Enzo Jannacci: la mia vita surreale tra il pentagramma e il bisturi

È un'emozione che si ripete ormai da un po' di tempo. Il pubblico a volte canta insieme a me. È davvero commovente». E c'è anche suo figlio Paolo al pianoforte? «Ebbene sì. È una grande soddisfazione. Paolo, che piacere averlo in compagnia. Un piacere da artista e anche da padre. Non solo Paolo Iannacci al pianoforte, fisarmonica e arrangiamenti, mi lasci dire, direzione musicale, Daniele Moretto tromba e tricorno, Sergio Farina chitarra acustica, Ellade Bandini batteria e percussioni, Marco Ricci contrabbasso e violoncello.

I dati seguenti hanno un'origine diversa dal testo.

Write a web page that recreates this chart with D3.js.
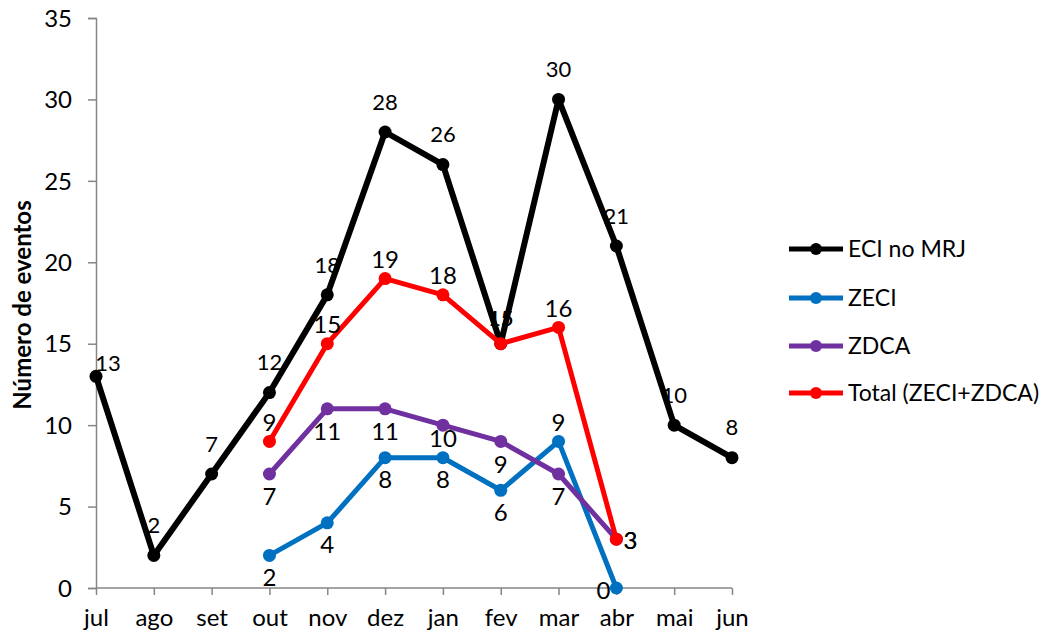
<!DOCTYPE html>
<html>
<head>
<meta charset="utf-8">
<script src="https://cdn.jsdelivr.net/npm/d3@7"></script>
<style>
  html, body { margin: 0; padding: 0; background: #fff; }
  svg { display: block; font-family: Lato, "Open Sans", sans-serif; }
</style>
</head>
<body>
<svg id="chart" width="1045" height="638"></svg>
<script>
// Monthly event counts, July to June
const months = ["jul", "ago", "set", "out", "nov", "dez", "jan", "fev", "mar", "abr", "mai", "jun"];
const eciMRJ = [13, 2, 7, 12, 18, 28, 26, 15, 30, 21, 10, 8];
const zeci   = [null, null, null, 2, 4, 8, 8, 6, 9, 0, null, null];
const zdca   = [null, null, null, 7, 11, 11, 10, 9, 7, 3, null, null];
const total  = [null, null, null, 9, 15, 19, 18, 15, 16, 3, null, null];
const yTicks = [0, 5, 10, 15, 20, 25, 30, 35];
const seriesNames = ["ECI no MRJ", "ZECI", "ZDCA", "Total (ZECI+ZDCA)"];

const svg = d3.select("#chart");
const plot = { left: 96, right: 732, top: 18, bottom: 588 };

const x = d3.scalePoint().domain(months).range([plot.left, plot.right]);
const y = d3.scaleLinear().domain([0, 35]).range([plot.bottom, plot.top]);

const axisColor = "#868686";

// Y axis
const yAxis = svg.append("g")
  .attr("transform", `translate(${plot.left},0)`)
  .call(d3.axisLeft(y).tickValues(yTicks).tickSize(8).tickPadding(16));
yAxis.select(".domain").attr("stroke", axisColor).attr("stroke-width", 1.5);
yAxis.selectAll(".tick line").attr("stroke", axisColor).attr("stroke-width", 1.5);
yAxis.selectAll(".tick text").attr("font-size", 24).attr("fill", "#000")
  .attr("font-family", "Lato, sans-serif").attr("dy", "0.34em");

// X axis
const xAxis = svg.append("g")
  .attr("transform", `translate(0,${plot.bottom})`)
  .call(d3.axisBottom(x).tickSize(7).tickPadding(14));
xAxis.select(".domain").attr("stroke", axisColor).attr("stroke-width", 1.5)
  .attr("d", `M${plot.left},0H${plot.right}`);
xAxis.selectAll(".tick line").attr("stroke", axisColor).attr("stroke-width", 1.5);
xAxis.selectAll(".tick text").attr("font-size", 24).attr("fill", "#000")
  .attr("font-family", "Lato, sans-serif");

// Y axis title
svg.append("text")
  .attr("transform", `translate(31,${(plot.top + plot.bottom) / 2 + 2}) rotate(-90)`)
  .attr("text-anchor", "middle")
  .attr("font-size", 24)
  .attr("font-weight", "bold")
  .text("Número de eventos");

// Series definitions
const series = [
  { name: seriesNames[0], values: eciMRJ, color: "#000000", width: 6, labelSize: 22 },
  { name: seriesNames[1], values: zeci,   color: "#0070C0", width: 5, labelSize: 24 },
  { name: seriesNames[2], values: zdca,   color: "#7030A0", width: 5, labelSize: 24 },
  { name: seriesNames[3], values: total,  color: "#FF0000", width: 5, labelSize: 24 }
];

const line = d3.line()
  .defined(d => d.v !== null)
  .x(d => x(d.m))
  .y(d => y(d.v));

series.forEach(s => {
  const pts = months.map((m, i) => ({ m, v: s.values[i] }));
  svg.append("path")
    .datum(pts)
    .attr("fill", "none")
    .attr("stroke", s.color)
    .attr("stroke-width", s.width)
    .attr("stroke-linejoin", "round")
    .attr("d", line);
  svg.append("g").selectAll("circle")
    .data(pts.filter(d => d.v !== null))
    .join("circle")
    .attr("cx", d => x(d.m))
    .attr("cy", d => y(d.v))
    .attr("r", 6.5)
    .attr("fill", s.color);
  s.pts = pts;
});

// Data label placement: each series has a default side, with a few exceptions
function placeLabel(sIdx, m) {
  if (sIdx === 0) {
    if (m === "jul") return { dx: 12, dy: -13 };
    if (m === "fev") return { dx: 0, dy: -25 };
    return { dx: 0, dy: -30 };
  }
  if (sIdx === 1) {
    if (m === "mar") return { dx: 0, dy: -19 };
    if (m === "abr") return { dx: -13, dy: 3 };
    return { dx: 0, dy: 22 };
  }
  if (sIdx === 2) {
    if (m === "abr") return { dx: 14, dy: 1 };
    if (m === "jan") return { dx: 0, dy: 13 };
    return { dx: 0, dy: 23 };
  }
  if (m === "abr") return { dx: 14, dy: 1 };
  if (m === "fev") return { dx: 0, dy: -25 };
  return { dx: 0, dy: -19 };
}

series.forEach((s, si) => {
  svg.append("g").selectAll("text")
    .data(s.pts.filter(d => d.v !== null))
    .join("text")
    .attr("x", d => x(d.m) + placeLabel(si, d.m).dx)
    .attr("y", d => y(d.v) + placeLabel(si, d.m).dy)
    .attr("dy", "0.35em")
    .attr("text-anchor", "middle")
    .attr("font-size", d => (si === 3 && d.m === "fev") ? 22 : s.labelSize)
    .attr("fill", "#000")
    .text(d => d.v);
});

// Legend
const legend = svg.append("g");
const legendY = [249, 298, 346, 393];
series.forEach((s, i) => {
  const g = legend.append("g").attr("transform", `translate(789,${legendY[i]})`);
  g.append("line").attr("x1", 0).attr("x2", 54).attr("y1", 0).attr("y2", 0)
    .attr("stroke", s.color).attr("stroke-width", 5);
  g.append("circle").attr("cx", 27).attr("cy", 0).attr("r", 6).attr("fill", s.color);
  g.append("text").attr("x", 59).attr("y", 0).attr("dy", "0.35em")
    .attr("font-size", 23).attr("fill", "#000").text(s.name);
});
</script>
</body>
</html>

È proprio una bella squadra. Siamo tutti uguali ma diversi». Ma che cos'è per lei il teatro? «Il teatro è una fumisteria, come entrare in un film, un po' vero e un po' surreale». Jannacci lei si sente più poeta, più cantante, più attore? «Non so che cosa io sia. Mi piace lo spettacolo, mi piace cantare, mi piace esibirmi. Poeta, cantante, attore, è la mia vita. E la vita mi ha regalato grandi occasioni». Ma i ricordi sono qualcosa che abbiamo o qualcosa che abbiamo perduto? «I ricordi di un tempo forse possono aiutare anche a capire l'oggi». Si sente un po' surreale? «A volte lo dicono. Io mi sento Enzo Iannacci, nato a Milano qualche anno fa». E si sente anche medico? «Sono laureato in Medicina all'Università di Milano e ho esercitato per diversi anni». Quando ha incontrato la musica nella sua vita? «La mia carriera musicale è iniziata negli anni Cinquanta dopo il diploma in armonia. E poi ho lavorato con Tony Dallara e Giorgio Gaber. E con il gruppo si accompagnava in molte serate il non ancora famoso Adriano Celentano». E la televisione? «Mi ha dato tantissimo. Anche tanta popolarità. Con «Vengo anch'io, no tu no». E «teatro» a teatro, storie di gente comune, storie di Milano. «Sì, è anche la storia di ordinaria quotidianità. È la storia della mia Milano, è la storia di tutti noi. E "teatro" a teatro continua». Ma il momento a lei più caro di tutto lo spettacolo? «Il ricordo del mio caro papà».